I just went to my kid's spring concert. They go to the Woodstock Day School up here in Woodstock. My kids are in fourth grade and in first grade and the music program is amazing. The music teachers are great and the kids see all this music. They go to Levon’s barn and they see people play. They go to the Paul Greene Rock Academy, there’s a lot of music up here and there’s a lot of options to learning how to play music up here. It’s like this little mecca there is some sort of vortex around here. It probably, of course, stems from the Music Festival and Bob Dylan living up here and Garth Hudson lives up here and even on the heavier jazzier sort of tip, Jack DeJohnette lives up here. There is also this heavy experimental music scene up here and jazz scene as well. It’s kind of awesome to be surrounded by because everyone wants to include you in any way shape or form as a musician, whether you’re a seven-year-old kid or a fifty-five-year-old, everybody is down to talk music and to play music.
Is that what attracted you to up here?
Yes.

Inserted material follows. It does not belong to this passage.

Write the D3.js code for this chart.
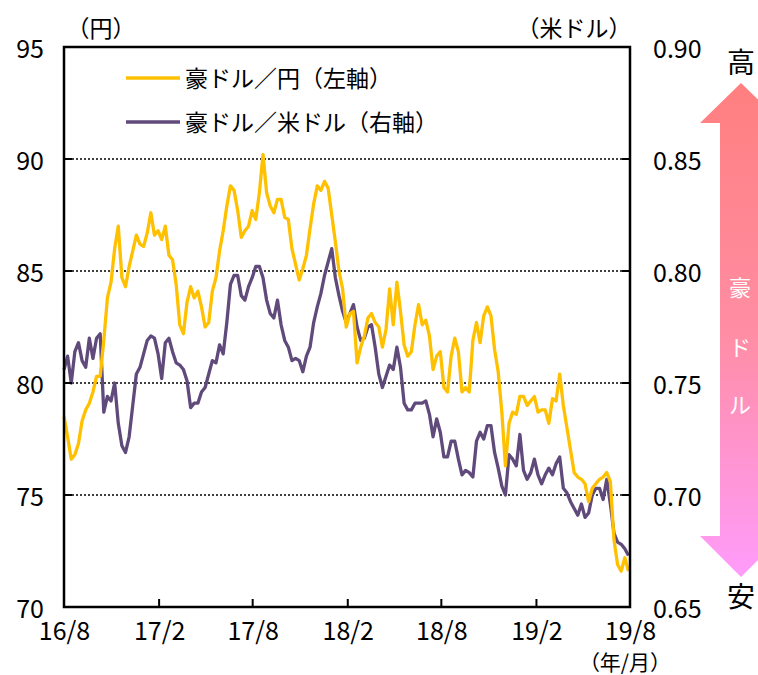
<!DOCTYPE html>
<html><head><meta charset="utf-8">
<script src="https://cdn.jsdelivr.net/npm/d3@7"></script>
<style>
body{margin:0;background:#fff;}
svg text{font-family:"Noto Sans CJK JP","Noto Sans",sans-serif;fill:#000;}
</style></head>
<body><svg id="c" width="758" height="675"></svg>
<script>
// weekly observations starting 2016-08-01
const startDate = "2016-08-01";
const audJpy = [78.5,77.6,76.6,76.8,77.3,78.3,78.8,79.1,79.6,80.3,
80.3,81.9,83.8,84.5,86.0,87.0,84.7,84.3,85.2,85.9,
86.6,86.2,86.1,86.7,87.6,86.6,86.8,86.4,87.0,85.7,
85.5,84.4,82.6,82.2,83.6,84.3,83.8,84.1,83.4,82.5,
82.7,84.1,84.7,85.9,86.8,87.9,88.8,88.6,87.7,86.5,
86.8,87.0,87.7,87.3,88.5,90.2,88.5,87.9,87.6,88.2,
88.2,87.4,87.3,86.0,85.3,84.6,85.1,85.7,86.9,88.0,
88.8,88.6,89.0,88.7,87.5,86.3,85.0,84.2,82.5,83.1,
83.2,80.9,81.6,82.1,82.9,83.1,82.7,82.5,81.6,82.4,
84.2,82.6,84.5,83.2,81.7,81.2,81.4,82.6,83.5,82.6,
82.8,82.1,80.6,81.2,81.4,79.8,79.6,81.2,82.0,81.4,
79.6,79.8,79.6,81.9,82.7,81.8,83.0,83.4,83.0,81.5,
80.5,78.7,76.3,78.2,78.7,78.6,79.4,79.4,79.0,79.2,
79.4,78.7,78.8,78.8,78.2,79.3,79.2,80.4,79.0,78.0,
77.0,76.0,75.8,75.7,75.5,74.7,75.3,75.5,75.7,75.8,
76.0,75.6,73.0,71.9,71.6,72.2,71.6];
const audUsd = [0.756,0.762,0.750,0.764,0.768,0.760,0.757,0.770,0.761,0.770,
0.772,0.737,0.744,0.742,0.750,0.732,0.722,0.719,0.726,0.740,
0.754,0.757,0.763,0.769,0.771,0.770,0.763,0.752,0.768,0.770,
0.764,0.759,0.758,0.756,0.751,0.739,0.741,0.741,0.746,0.748,
0.754,0.760,0.759,0.767,0.763,0.777,0.794,0.798,0.798,0.789,
0.787,0.793,0.797,0.802,0.802,0.797,0.787,0.781,0.779,0.787,
0.776,0.769,0.766,0.760,0.761,0.760,0.755,0.762,0.766,0.777,
0.784,0.790,0.798,0.804,0.810,0.797,0.789,0.782,0.777,0.781,
0.785,0.775,0.769,0.770,0.775,0.776,0.766,0.754,0.748,0.753,
0.758,0.756,0.766,0.757,0.741,0.738,0.738,0.741,0.741,0.741,
0.742,0.736,0.726,0.734,0.728,0.717,0.717,0.724,0.724,0.716,
0.709,0.711,0.710,0.708,0.724,0.728,0.725,0.731,0.731,0.719,
0.712,0.704,0.700,0.718,0.716,0.713,0.727,0.711,0.707,0.710,
0.716,0.709,0.705,0.709,0.712,0.709,0.714,0.717,0.703,0.701,
0.697,0.694,0.691,0.696,0.690,0.692,0.700,0.703,0.703,0.698,
0.707,0.696,0.683,0.679,0.678,0.676,0.673];
const xTickDates = ["2016-08-01","2017-02-01","2017-08-01","2018-02-01","2018-08-01","2019-02-01","2019-08-01"];
const leftTicks = [70,75,80,85,90,95];
const rightTicks = [0.65,0.70,0.75,0.80,0.85,0.90];
const gridTicks = [75,80,85,90];
const seriesNames = ["豪ドル／円（左軸）","豪ドル／米ドル（右軸）"];
const seriesColors = ["#FFC000","#604A7B"];
const arrowText = ["豪","ド","ル"];

const parse = d3.utcParse("%Y-%m-%d");
const t0 = parse(startDate);
const dates = audJpy.map((_, i) => d3.utcDay.offset(t0, 7 * i));

const L = 64, R = 630, T = 47, B = 607;
const svg = d3.select("#c");
const x = d3.scaleUtc().domain([parse(xTickDates[0]), parse(xTickDates[xTickDates.length-1])]).range([L, R]);
const yL = d3.scaleLinear().domain([70, 95]).range([B, T]);
const yR = d3.scaleLinear().domain([0.65, 0.90]).range([B, T]);

// gridlines
svg.append("g").selectAll("line").data(gridTicks).join("line")
  .attr("x1", L).attr("x2", R).attr("y1", d => yL(d)).attr("y2", d => yL(d))
  .attr("stroke", "#000").attr("stroke-width", 1.3).attr("stroke-dasharray", "2,2");

// lines
const lineJ = d3.line().x((d, i) => x(dates[i])).y(d => yL(d));
const lineU = d3.line().x((d, i) => x(dates[i])).y(d => yR(d));
svg.append("path").datum(audUsd).attr("d", lineU).attr("fill", "none")
  .attr("stroke", seriesColors[1]).attr("stroke-width", 3.3).attr("stroke-linejoin", "round");
svg.append("path").datum(audJpy).attr("d", lineJ).attr("fill", "none")
  .attr("stroke", seriesColors[0]).attr("stroke-width", 3.3).attr("stroke-linejoin", "round");

// frame
svg.append("rect").attr("x", L).attr("y", T).attr("width", R - L).attr("height", B - T)
  .attr("fill", "none").attr("stroke", "#000").attr("stroke-width", 2.5);

// inward ticks
svg.append("g").selectAll("line").data(leftTicks).join("line")
  .attr("x1", L).attr("x2", L + 8).attr("y1", d => yL(d)).attr("y2", d => yL(d))
  .attr("stroke", "#000").attr("stroke-width", 2);
svg.append("g").selectAll("line").data(rightTicks).join("line")
  .attr("x1", R - 8).attr("x2", R).attr("y1", d => yR(d)).attr("y2", d => yR(d))
  .attr("stroke", "#000").attr("stroke-width", 2);
svg.append("g").selectAll("line").data(xTickDates.map(parse)).join("line")
  .attr("x1", d => x(d)).attr("x2", d => x(d)).attr("y1", B).attr("y2", B - 8)
  .attr("stroke", "#000").attr("stroke-width", 2);

// axes labels
const axL = svg.append("g").attr("transform", `translate(${L},0)`)
  .call(d3.axisLeft(yL).tickValues(leftTicks).tickSize(0).tickPadding(20));
const axR = svg.append("g").attr("transform", `translate(${R},0)`)
  .call(d3.axisRight(yR).tickValues(rightTicks).tickFormat(d3.format(".2f")).tickSize(0).tickPadding(23));
const axB = svg.append("g").attr("transform", `translate(0,${B})`)
  .call(d3.axisBottom(x).tickValues(xTickDates.map(parse)).tickFormat(d3.utcFormat("%y/%-m")).tickSize(0).tickPadding(15));
[axL, axR, axB].forEach(a => {
  a.select(".domain").remove();
  a.selectAll("text").style("font-size", "25px").attr("fill", "#000");
});
axL.selectAll("text").attr("dy", "0.42em");
axR.selectAll("text").attr("dy", "0.42em");

// unit labels
svg.append("text").attr("x", 101).attr("y", 37).attr("text-anchor", "middle").style("font-size", "23px").text("（円）");
svg.append("text").attr("x", 574).attr("y", 37).attr("text-anchor", "middle").style("font-size", "23px").text("（米ドル）");
svg.append("text").attr("x", 625).attr("y", 670).attr("text-anchor", "middle").style("font-size", "21px").text("（年/月）");

// legend
const lg = svg.append("g");
seriesNames.forEach((n, i) => {
  const yy = 78 + i * 44;
  lg.append("line").attr("x1", 126).attr("x2", 180).attr("y1", yy).attr("y2", yy)
    .attr("stroke", seriesColors[i]).attr("stroke-width", 3.5);
  lg.append("text").attr("x", 185).attr("y", yy + 9).style("font-size", "23px").text(n);
});

// arrow
const defs = svg.append("defs");
const grad = defs.append("linearGradient").attr("id", "ag").attr("gradientUnits", "userSpaceOnUse")
  .attr("x1", 0).attr("x2", 0).attr("y1", 83).attr("y2", 577);
grad.append("stop").attr("offset", 0).attr("stop-color", "#FF7F7F");
grad.append("stop").attr("offset", 0.5).attr("stop-color", "#FF8DA3");
grad.append("stop").attr("offset", 1).attr("stop-color", "#FF9CFB");
const ax = 741;
const pts = [[ax,83],[ax+41,123],[ax+21,123],[ax+21,536],[ax+41,536],[ax,577],[ax-41,536],[ax-21,536],[ax-21,123],[ax-41,123]];
svg.append("path").attr("d", d3.line()(pts) + "Z").attr("fill", "url(#ag)");
arrowText.forEach((t, i) => {
  svg.append("text").attr("x", 740).attr("y", [288, 348, 405][i] + 8).attr("text-anchor", "middle")
    .style("font-size", "22px").style("fill", "#fff").text(t);
});
svg.append("text").attr("x", 741).attr("y", 73).attr("text-anchor", "middle").style("font-size", "28px").text("高");
svg.append("text").attr("x", 741).attr("y", 607).attr("text-anchor", "middle").style("font-size", "28px").text("安");
</script></body></html>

It’s definitely something that attracted me up here. I knew there were some musicians I didn’t know the extent and the intensity and the amazing musicianship, I didn’t know how amazing it was going to be. I knew there were some musicians up here but I didn’t know that the people who are musicians up here really can do a lot of different things. They can sing, play guitar, play piano, play bass. They are very knowledgeable on lots of different instruments and lots of different bands. I knew there was a little bit of a community up here but I didn’t know how rich it was gonna be until I moved here.

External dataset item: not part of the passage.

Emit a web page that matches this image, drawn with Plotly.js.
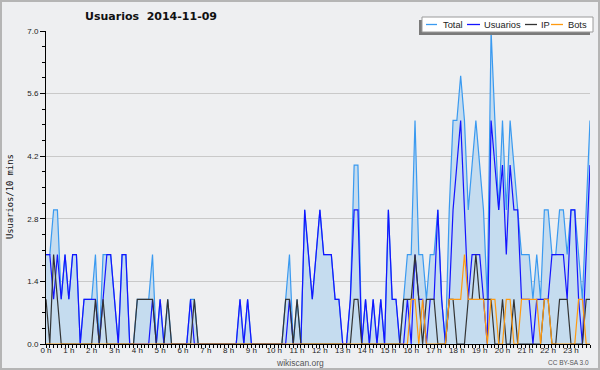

Going on tour and touring around the country a lot over the last fifteen years. I’ve played Mountain Jam a bunch and I’ve driven up here to play The Bearsville Theatre a bunch with bands that I was in, and I always liked coming up to Woodstock. It was this cool community just north of the city. I wanted to be relatively close to my parents who live in Northern New Jersey and I wanted to be relatively close to the city because I do play there a lot.; at the same time, I also play in San Francisco and Denver a lot. Anyway, being close to the city was cool. It’s an ideal little community right outside of the city.
Did you build your studio next to your house?

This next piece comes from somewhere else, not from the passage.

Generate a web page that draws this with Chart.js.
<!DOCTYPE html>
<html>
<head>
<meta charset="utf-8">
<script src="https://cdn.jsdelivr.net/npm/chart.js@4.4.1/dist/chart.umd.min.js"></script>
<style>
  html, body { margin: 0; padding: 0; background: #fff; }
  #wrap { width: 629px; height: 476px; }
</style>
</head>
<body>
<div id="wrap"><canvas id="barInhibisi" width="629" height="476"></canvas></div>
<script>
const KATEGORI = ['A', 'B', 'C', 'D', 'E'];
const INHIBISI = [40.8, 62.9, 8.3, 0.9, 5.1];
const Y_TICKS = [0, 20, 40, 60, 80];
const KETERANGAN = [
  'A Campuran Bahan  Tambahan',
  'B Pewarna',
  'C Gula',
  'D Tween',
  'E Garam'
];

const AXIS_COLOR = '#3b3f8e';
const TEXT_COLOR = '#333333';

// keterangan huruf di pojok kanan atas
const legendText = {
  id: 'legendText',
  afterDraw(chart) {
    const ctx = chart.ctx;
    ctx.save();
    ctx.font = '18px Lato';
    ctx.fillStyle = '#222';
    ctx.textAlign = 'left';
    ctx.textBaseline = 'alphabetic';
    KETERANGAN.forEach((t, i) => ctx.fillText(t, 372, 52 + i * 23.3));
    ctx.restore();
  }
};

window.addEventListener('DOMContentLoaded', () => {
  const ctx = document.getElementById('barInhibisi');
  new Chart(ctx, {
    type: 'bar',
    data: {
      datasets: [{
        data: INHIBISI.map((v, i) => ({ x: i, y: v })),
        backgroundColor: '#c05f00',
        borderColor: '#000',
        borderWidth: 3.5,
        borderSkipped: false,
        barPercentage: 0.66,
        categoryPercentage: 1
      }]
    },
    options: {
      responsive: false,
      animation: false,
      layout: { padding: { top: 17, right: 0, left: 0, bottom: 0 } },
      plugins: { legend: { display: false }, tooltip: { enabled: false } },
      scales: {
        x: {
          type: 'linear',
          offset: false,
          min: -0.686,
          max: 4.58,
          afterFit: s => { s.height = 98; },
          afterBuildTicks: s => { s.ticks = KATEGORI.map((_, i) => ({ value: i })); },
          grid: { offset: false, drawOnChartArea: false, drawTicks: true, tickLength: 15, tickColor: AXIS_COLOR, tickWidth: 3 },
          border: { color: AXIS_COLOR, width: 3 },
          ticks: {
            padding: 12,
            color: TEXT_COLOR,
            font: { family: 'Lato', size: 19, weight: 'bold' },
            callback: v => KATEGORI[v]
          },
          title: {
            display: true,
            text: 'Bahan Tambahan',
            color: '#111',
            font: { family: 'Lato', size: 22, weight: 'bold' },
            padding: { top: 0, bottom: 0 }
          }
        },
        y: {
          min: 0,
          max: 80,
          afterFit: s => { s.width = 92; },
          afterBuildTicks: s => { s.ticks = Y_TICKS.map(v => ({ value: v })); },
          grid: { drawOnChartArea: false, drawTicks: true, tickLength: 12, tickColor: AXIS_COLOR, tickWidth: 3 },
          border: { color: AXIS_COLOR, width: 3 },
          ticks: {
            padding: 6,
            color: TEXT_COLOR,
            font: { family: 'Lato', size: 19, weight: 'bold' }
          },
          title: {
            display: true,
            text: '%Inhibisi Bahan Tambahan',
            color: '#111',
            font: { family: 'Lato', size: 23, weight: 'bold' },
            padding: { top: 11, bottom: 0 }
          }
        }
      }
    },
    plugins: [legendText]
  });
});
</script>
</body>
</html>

Yeah, my studio is like twenty feet from my house. It’s just a small little room next to my house.
Have other people recorded there or is it for personal use only?
Yes. I’ve heard of him.
Nice, yeah when I first moved here he came here and I did keyboards overdubs for his record. He put out a record called Shut Down The Streets, and I did all the keyboard work on that and we did all that here in my studio. I’ve done stuff for Chris Maxwell. He lives up here. He actually does all the music for Bob’s Burgers, which is super cool. I’ve done some accordion overdubs for some of those scenes and piano overdubs. I’ve done some stuff for the comedian Trevor Moore and Amy Helm I’ve recorded with her. I’ve done a lot of stuff here. Mainly it’s for me because it’s right next to my house and I am here all the time but I do a ton of overdubs here for people. Larry Campbell and Teresa Williams, all sorts of folks.
It’s a really fun room. When people walk into this room people sort of stop for a minute and look around. Everything is on all the time. There are keyboards on every wall and drums. It’s a great creative space. Actually, my friend who moved here who plays with Amos Lee his name is Zach he came here and named this place “Inspiration Station”.
Let’s talk a little about Levon’s Barn it is a pretty iconic venue up here.
Yeah. It’s like a museum or a church.
It really is. I have been to a few rambles. I bring people over there when they come to visit because it is an experience in and of itself.
It really is. I’ll never forget the first time I went there. My friend Joe Russo was playing with Phil Lesh and Levon and everyone was jamming. People knew I was moving up and it was before I had moved, it was like a couple months before. I was about to move to Woodstock and I went to this show and met everybody. We all kind of knew each other from random festivals and just being a musician in the New York area. Just knowing people's names and sort of knowing them, to finally meet everybody was really nice and they were extremely inviting. They were like "when are you going to come up to play?" I wound up playing with Levon and Phil and Joe and Larry and you’re just totally blown away.
It was just one of those things where you are like this is the community I’m moving into. The audience is just super respectful. The venue is just this gorgeous venue that people want to sit down and have that experience, that release, and they get it at that show. They get to see amazing top notch musicianship and professionalism and singing. Then they also have that powerful feeling of what music ultimately should be doing to you, making you feel really thankful, and grateful, and positive. You can feel like the tangles in your brain are coming out. There is just a good, good feeling over there and just to know that that was nearby was amazing.
Then when I moved here, Amy Helm immediately brought me back to The Barn and we recorded. I did piano overdubs for her record. We were doing all these different tunes. We were playing this more country sort of sounding tune and I was like who’s that on drums and she said “that is actually my dad on drums” and I was like “Woah! that’s amazing” it was after he had passed away, so playing with Levon in the headphones, I was like “Woah this is like wow”. It was a powerful afternoon.
Wow. Well, to finish up I will say that I am looking forward to the F.A.R.M Fest Super Jam you’ll be playing in.
How random is that? I am excited. It is going to be amazing. Karina basically put that all together. I was like "you go girl, that’s awesome, I’ll do that any day".